## START SOURCE MATERIAL
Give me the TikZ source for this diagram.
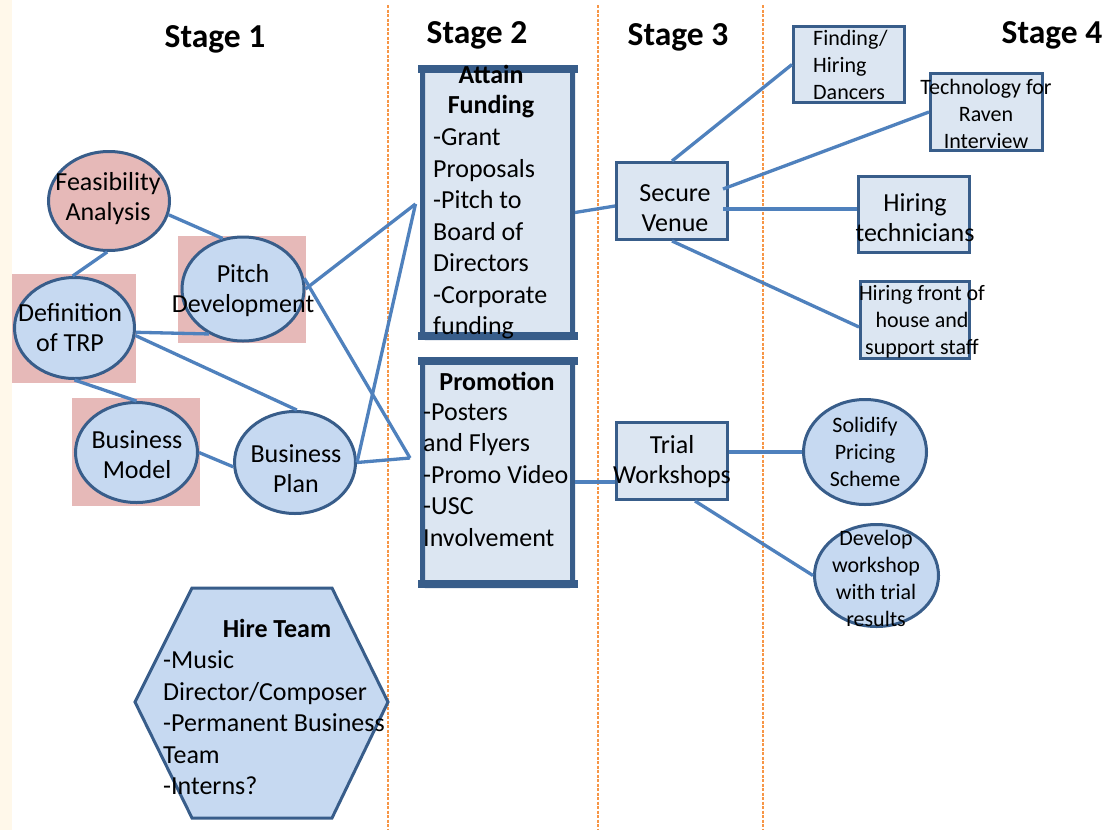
\documentclass[tikz,border=0pt]{standalone}
\usepackage{fontspec}
\setmainfont{Carlito}
\usetikzlibrary{shapes.geometric,calc}
\definecolor{edgec}{HTML}{4F81BD}
\definecolor{bordc}{HTML}{385D8A}
\definecolor{ellc}{HTML}{C6D9F1}
\definecolor{boxc}{HTML}{DCE6F2}
\definecolor{pinkc}{HTML}{E6B9B8}
\definecolor{dashc}{HTML}{F79646}
\definecolor{creamc}{HTML}{FFF8EA}
\begin{document}
\begin{tikzpicture}[x=1pt,y=-1pt,
  oval/.style={ellipse,draw=bordc,line width=3pt,fill=ellc,inner sep=0pt},
  pinkoval/.style={oval,fill=pinkc},
  sbox/.style={rectangle,draw=bordc,line width=3pt,fill=boxc,inner sep=0pt},
  bigbox/.style={rectangle,draw=bordc,line width=5pt,fill=boxc,inner sep=0pt,rounded corners=3pt},
  conn/.style={draw=edgec,line width=3.3pt},
  stagedash/.style={draw=dashc,line width=2pt,dash pattern=on 3pt off 1.5pt},
  txt/.style={inner sep=0pt,align=center,text=black,font=\fontsize{26}{30}\selectfont},
  ltxt/.style={inner sep=0pt,align=left,anchor=west,text=black,font=\fontsize{26}{31.5}\selectfont},
  btxt/.style={inner sep=0pt,align=center,text=black,font=\fontsize{26}{30}\selectfont\bfseries},
  smalltxt/.style={inner sep=0pt,align=center,text=black,font=\fontsize{22}{27}\selectfont},
  stagetxt/.style={inner sep=0pt,anchor=base,text=black,font=\fontsize{33.5}{38}\selectfont\bfseries},
  pinksq/.style={fill=pinkc}
]
% background
\fill[white] (0,0) rectangle (1105,830);
\fill[creamc] (0,0) rectangle (12,830);
\useasboundingbox (0,0) rectangle (1105,830);

% stage separators
\draw[stagedash] (388,5) -- (388,830);
\draw[stagedash] (598,5) -- (598,830);
\draw[stagedash] (763,5) -- (763,830);

% stage titles
\node[stagetxt] (s1) at (215,47) {Stage 1};
\node[stagetxt] (s2) at (477,43) {Stage 2};
\node[stagetxt] (s3) at (678,45) {Stage 3};
\node[stagetxt] (s4) at (1052,43) {Stage 4};

% pink squares
\fill[pinksq] (178,236) rectangle (306,343);
\fill[pinksq] (12,274) rectangle (136,383);
\fill[pinksq] (72,398) rectangle (200,506);

% stage 1 nodes
\node[pinkoval, minimum width=121pt, minimum height=99pt] (feas) at (109,201) {};
\node[oval, minimum width=122pt, minimum height=104pt] (pitch) at (243,289) {};
\node[oval, minimum width=120pt, minimum height=101pt] (def) at (74.5,328) {};
\node[oval, minimum width=122pt, minimum height=100pt] (bm) at (136.5,452.5) {};
\node[oval, minimum width=121pt, minimum height=102pt] (bp) at (295,462.5) {};

% hexagon
\draw[draw=bordc,line width=3pt,fill=ellc,line join=miter]
  (192,588) -- (332,588) -- (388,702) -- (332,818) -- (192,818) -- (135,702) -- cycle;

% stage 2 boxes
\node[bigbox, minimum width=150pt, minimum height=270pt] (attain) at (497.5,202.5) {};
\fill[bordc] ([xshift=-2.5pt]attain.north west) rectangle ([xshift=2.5pt,yshift=-8pt]attain.north east);
\fill[bordc] ([xshift=-2.5pt]attain.south west) rectangle ([xshift=2.5pt,yshift=8pt]attain.south east);
\node[bigbox, minimum width=150pt, minimum height=226pt] (promo) at (497.5,472.5) {};
\fill[bordc] ([xshift=-2.5pt]promo.north west) rectangle ([xshift=2.5pt,yshift=-8pt]promo.north east);
\fill[bordc] ([xshift=-2.5pt]promo.south west) rectangle ([xshift=2.5pt,yshift=8pt]promo.south east);

% stage 3 boxes
\node[sbox, minimum width=111pt, minimum height=77pt] (sv) at (672,201) {};
\node[sbox, minimum width=111pt, minimum height=77pt] (tw) at (672,461) {};

% stage 4 nodes
\node[sbox, minimum width=111pt, minimum height=76pt] (find) at (849,64.5) {};
\node[sbox, minimum width=112pt, minimum height=77pt] (tech) at (986.5,112) {};
\node[sbox, minimum width=111pt, minimum height=76pt] (htech) at (914,214.5) {};
\node[sbox, minimum width=109pt, minimum height=77pt] (hfront) at (915,320) {};
\node[oval, minimum width=123pt, minimum height=105pt] (sol) at (865,452) {};
\node[oval, minimum width=124pt, minimum height=102pt] (dev) at (876.5,575.5) {};

% convergence points
\coordinate (afin) at ([xshift=-4.5pt,yshift=-1.5pt]attain.west);
\coordinate (pin) at (410,458);

% connectors stage 1
\draw[conn] (feas.-13) -- (pitch.112);
\draw[conn] (feas.268) -- (def.92);
\draw[conn] (def.-4) -- (pitch.233);
\draw[conn] (def.-7) -- (bp.88);
\draw[conn] (def.270) -- (bm.90);
\draw[conn] (bm.0) -- (bp.184);
\draw[conn] (pitch.0) -- (afin);
\draw[conn] (pitch.10) -- (pin);
\draw[conn] (bp.0) -- (afin);
\draw[conn] (bp.0) -- (pin);

% connectors stage 2-4
\draw[conn] ([yshift=-10pt]attain.east) -- ([yshift=-5pt]sv.west);
\draw[conn] ([yshift=-9.5pt]promo.east) -- ([yshift=-21pt]tw.west);
\draw[conn] (sv.north) -- (find.west);
\draw[conn] ([xshift=-6pt,yshift=12pt]sv.east) -- (tech.west);
\draw[conn] ([xshift=-6pt,yshift=-8pt]sv.east) -- ([yshift=5.5pt]htech.west);
\draw[conn] (sv.south) -- ([yshift=-7pt]hfront.west);
\draw[conn] ([yshift=9pt]tw.east) -- (sol.west);
\draw[conn] ([xshift=23pt]tw.south) -- (dev.west);

% texts stage 1
\node[txt] (feast) at (108,199) {Feasibility\\Analysis};
\node[txt] (pitcht) at (243,291) {Pitch\\Development};
\node[txt] (deft) at (70,328) {Definition\\of TRP};
\node[txt] (bmt) at (137,455) {Business\\Model};
\node[txt] (bpt) at (296,469) {Business\\Plan};

% hire team
\node[btxt] (hiret) at (277,628) {Hire Team};
\node[ltxt] (hireb) at (163,723) {-Music\\Director/Composer\\-Permanent Business\\Team\\-Interns?};

% attain funding
\node[btxt] (attt) at (491,92) {Attain\\Funding};
\node[ltxt] (attb) at (433,234) {-Grant\\Proposals\\-Pitch to\\Board of\\Directors\\-Corporate\\funding};

% promotion
\node[btxt] (promt) at (497,381) {Promotion};
\node[ltxt] (promb) at (423,475) {-Posters\\and Flyers\\-Promo Video\\-USC\\Involvement};

% stage 3 texts
\node[txt] (svt) at (675,208) {Secure\\Venue};
\node[txt] (twt) at (672,461.5) {Trial\\Workshops};

% stage 4 texts
\node[smalltxt,align=left,anchor=west] (findt) at (813,65) {Finding/\\Hiring\\Dancers};
\node[smalltxt] (techt) at (986,113.5) {Technology for\\Raven\\Interview};
\node[txt] (htecht) at (915,218) {Hiring\\technicians};
\node[smalltxt] (hfrontt) at (922,322) {Hiring front of\\house and\\support staff};
\node[smalltxt] (solt) at (865,452) {Solidify\\Pricing\\Scheme};
\node[smalltxt] (devt) at (876,578) {Develop\\workshop\\with trial\\results};
\end{tikzpicture}
\end{document}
## END SOURCE MATERIAL
EXERCISE BRIEF: Reproduce the data word for word, excluding its pictures.

EXERCISE ANSWER:
Give me the TikZ source for this diagram.
\documentclass[tikz,border=0pt]{standalone}
\usepackage{fontspec}
\setmainfont{Carlito}
\usetikzlibrary{shapes.geometric,calc}
\definecolor{edgec}{HTML}{4F81BD}
\definecolor{bordc}{HTML}{385D8A}
\definecolor{ellc}{HTML}{C6D9F1}
\definecolor{boxc}{HTML}{DCE6F2}
\definecolor{pinkc}{HTML}{E6B9B8}
\definecolor{dashc}{HTML}{F79646}
\definecolor{creamc}{HTML}{FFF8EA}
\begin{document}
\begin{tikzpicture}[x=1pt,y=-1pt,
  oval/.style={ellipse,draw=bordc,line width=3pt,fill=ellc,inner sep=0pt},
  pinkoval/.style={oval,fill=pinkc},
  sbox/.style={rectangle,draw=bordc,line width=3pt,fill=boxc,inner sep=0pt},
  bigbox/.style={rectangle,draw=bordc,line width=5pt,fill=boxc,inner sep=0pt,rounded corners=3pt},
  conn/.style={draw=edgec,line width=3.3pt},
  stagedash/.style={draw=dashc,line width=2pt,dash pattern=on 3pt off 1.5pt},
  txt/.style={inner sep=0pt,align=center,text=black,font=\fontsize{26}{30}\selectfont},
  ltxt/.style={inner sep=0pt,align=left,anchor=west,text=black,font=\fontsize{26}{31.5}\selectfont},
  btxt/.style={inner sep=0pt,align=center,text=black,font=\fontsize{26}{30}\selectfont\bfseries},
  smalltxt/.style={inner sep=0pt,align=center,text=black,font=\fontsize{22}{27}\selectfont},
  stagetxt/.style={inner sep=0pt,anchor=base,text=black,font=\fontsize{33.5}{38}\selectfont\bfseries},
  pinksq/.style={fill=pinkc}
]
% background
\fill[white] (0,0) rectangle (1105,830);
\fill[creamc] (0,0) rectangle (12,830);
\useasboundingbox (0,0) rectangle (1105,830);

% stage separators
\draw[stagedash] (388,5) -- (388,830);
\draw[stagedash] (598,5) -- (598,830);
\draw[stagedash] (763,5) -- (763,830);

% stage titles
\node[stagetxt] (s1) at (215,47) {Stage 1};
\node[stagetxt] (s2) at (477,43) {Stage 2};
\node[stagetxt] (s3) at (678,45) {Stage 3};
\node[stagetxt] (s4) at (1052,43) {Stage 4};

% pink squares
\fill[pinksq] (178,236) rectangle (306,343);
\fill[pinksq] (12,274) rectangle (136,383);
\fill[pinksq] (72,398) rectangle (200,506);

% stage 1 nodes
\node[pinkoval, minimum width=121pt, minimum height=99pt] (feas) at (109,201) {};
\node[oval, minimum width=122pt, minimum height=104pt] (pitch) at (243,289) {};
\node[oval, minimum width=120pt, minimum height=101pt] (def) at (74.5,328) {};
\node[oval, minimum width=122pt, minimum height=100pt] (bm) at (136.5,452.5) {};
\node[oval, minimum width=121pt, minimum height=102pt] (bp) at (295,462.5) {};

% hexagon
\draw[draw=bordc,line width=3pt,fill=ellc,line join=miter]
  (192,588) -- (332,588) -- (388,702) -- (332,818) -- (192,818) -- (135,702) -- cycle;

% stage 2 boxes
\node[bigbox, minimum width=150pt, minimum height=270pt] (attain) at (497.5,202.5) {};
\fill[bordc] ([xshift=-2.5pt]attain.north west) rectangle ([xshift=2.5pt,yshift=-8pt]attain.north east);
\fill[bordc] ([xshift=-2.5pt]attain.south west) rectangle ([xshift=2.5pt,yshift=8pt]attain.south east);
\node[bigbox, minimum width=150pt, minimum height=226pt] (promo) at (497.5,472.5) {};
\fill[bordc] ([xshift=-2.5pt]promo.north west) rectangle ([xshift=2.5pt,yshift=-8pt]promo.north east);
\fill[bordc] ([xshift=-2.5pt]promo.south west) rectangle ([xshift=2.5pt,yshift=8pt]promo.south east);

% stage 3 boxes
\node[sbox, minimum width=111pt, minimum height=77pt] (sv) at (672,201) {};
\node[sbox, minimum width=111pt, minimum height=77pt] (tw) at (672,461) {};

% stage 4 nodes
\node[sbox, minimum width=111pt, minimum height=76pt] (find) at (849,64.5) {};
\node[sbox, minimum width=112pt, minimum height=77pt] (tech) at (986.5,112) {};
\node[sbox, minimum width=111pt, minimum height=76pt] (htech) at (914,214.5) {};
\node[sbox, minimum width=109pt, minimum height=77pt] (hfront) at (915,320) {};
\node[oval, minimum width=123pt, minimum height=105pt] (sol) at (865,452) {};
\node[oval, minimum width=124pt, minimum height=102pt] (dev) at (876.5,575.5) {};

% convergence points
\coordinate (afin) at ([xshift=-4.5pt,yshift=-1.5pt]attain.west);
\coordinate (pin) at (410,458);

% connectors stage 1
\draw[conn] (feas.-13) -- (pitch.112);
\draw[conn] (feas.268) -- (def.92);
\draw[conn] (def.-4) -- (pitch.233);
\draw[conn] (def.-7) -- (bp.88);
\draw[conn] (def.270) -- (bm.90);
\draw[conn] (bm.0) -- (bp.184);
\draw[conn] (pitch.0) -- (afin);
\draw[conn] (pitch.10) -- (pin);
\draw[conn] (bp.0) -- (afin);
\draw[conn] (bp.0) -- (pin);

% connectors stage 2-4
\draw[conn] ([yshift=-10pt]attain.east) -- ([yshift=-5pt]sv.west);
\draw[conn] ([yshift=-9.5pt]promo.east) -- ([yshift=-21pt]tw.west);
\draw[conn] (sv.north) -- (find.west);
\draw[conn] ([xshift=-6pt,yshift=12pt]sv.east) -- (tech.west);
\draw[conn] ([xshift=-6pt,yshift=-8pt]sv.east) -- ([yshift=5.5pt]htech.west);
\draw[conn] (sv.south) -- ([yshift=-7pt]hfront.west);
\draw[conn] ([yshift=9pt]tw.east) -- (sol.west);
\draw[conn] ([xshift=23pt]tw.south) -- (dev.west);

% texts stage 1
\node[txt] (feast) at (108,199) {Feasibility\\Analysis};
\node[txt] (pitcht) at (243,291) {Pitch\\Development};
\node[txt] (deft) at (70,328) {Definition\\of TRP};
\node[txt] (bmt) at (137,455) {Business\\Model};
\node[txt] (bpt) at (296,469) {Business\\Plan};

% hire team
\node[btxt] (hiret) at (277,628) {Hire Team};
\node[ltxt] (hireb) at (163,723) {-Music\\Director/Composer\\-Permanent Business\\Team\\-Interns?};

% attain funding
\node[btxt] (attt) at (491,92) {Attain\\Funding};
\node[ltxt] (attb) at (433,234) {-Grant\\Proposals\\-Pitch to\\Board of\\Directors\\-Corporate\\funding};

% promotion
\node[btxt] (promt) at (497,381) {Promotion};
\node[ltxt] (promb) at (423,475) {-Posters\\and Flyers\\-Promo Video\\-USC\\Involvement};

% stage 3 texts
\node[txt] (svt) at (675,208) {Secure\\Venue};
\node[txt] (twt) at (672,461.5) {Trial\\Workshops};

% stage 4 texts
\node[smalltxt,align=left,anchor=west] (findt) at (813,65) {Finding/\\Hiring\\Dancers};
\node[smalltxt] (techt) at (986,113.5) {Technology for\\Raven\\Interview};
\node[txt] (htecht) at (915,218) {Hiring\\technicians};
\node[smalltxt] (hfrontt) at (922,322) {Hiring front of\\house and\\support staff};
\node[smalltxt] (solt) at (865,452) {Solidify\\Pricing\\Scheme};
\node[smalltxt] (devt) at (876,578) {Develop\\workshop\\with trial\\results};
\end{tikzpicture}
\end{document}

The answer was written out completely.